So-called thought leaders often talk about how innovation can help ensure the U.S. economy will expand in the decades to come. Our “on-demand” culture, they say, fuels spending by bringing goods and services to consumers when they want them.
But it’s also becoming apparent to everyday Americans that any monetary gains made from the nation’s new “app age” are not meant for them. Whether it’s drivers getting behind the wheel for Uber or one of the thousands of mostly young people toiling away in cubicle farms across the Silicon Valley, there are no shortage of workers entering these fields. Many are struggling, however, to make ends meet.
Transportation services providers, for instance, are only exacerbating the problem of misclassification, where workers are not considered employees and therefore not entitled to benefits, pay time off or even disability. When drivers in some locales try to enlist the support of unions, they are shown the door.
But some are even trying to spread that message more broadly. Uber customer service representatives in Seattle, for instance, are now contacting their drivers to let them know they shouldn’t join a union. It’s union-busting for the tech age!
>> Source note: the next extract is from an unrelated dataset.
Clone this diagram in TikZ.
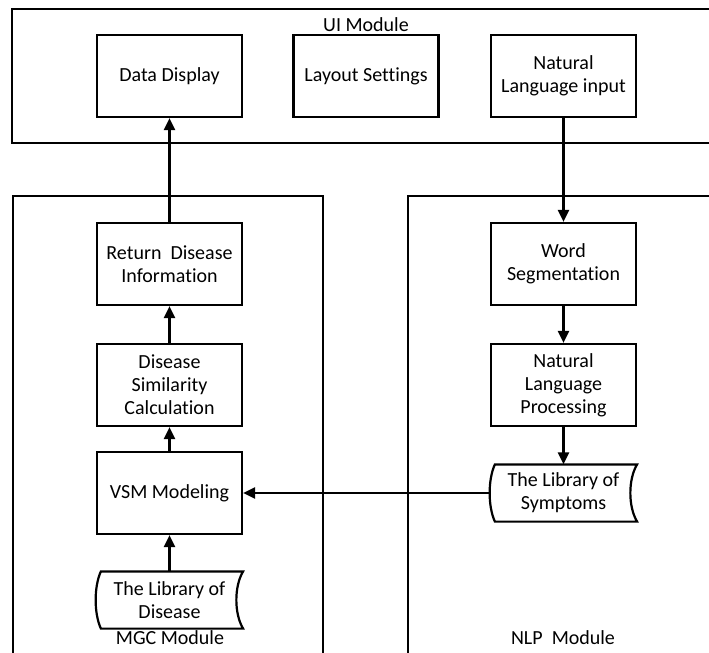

Meanwhile, a Yelp customer service employee last week was fired after she circulated via social media an open letter to the company’s CEO letting him know that while she’s helping customers coordinate food delivery, she can’t afford groceries on her salary. So how does she eat? By taking advantage of the free food offered at Yelp’s offices.
This is not a sustainable employment model for America. Some workers, like contract shuttle bus drivers at Facebook and other firms in the Bay Area, have realized it and turned to the Teamsters to help them earn their fair share.
The U.S. tech boom only works for this country if it doesn’t lead to the majority of workers going bust. It’s time for these successful firms to step up and pay middle-class wages with benefits.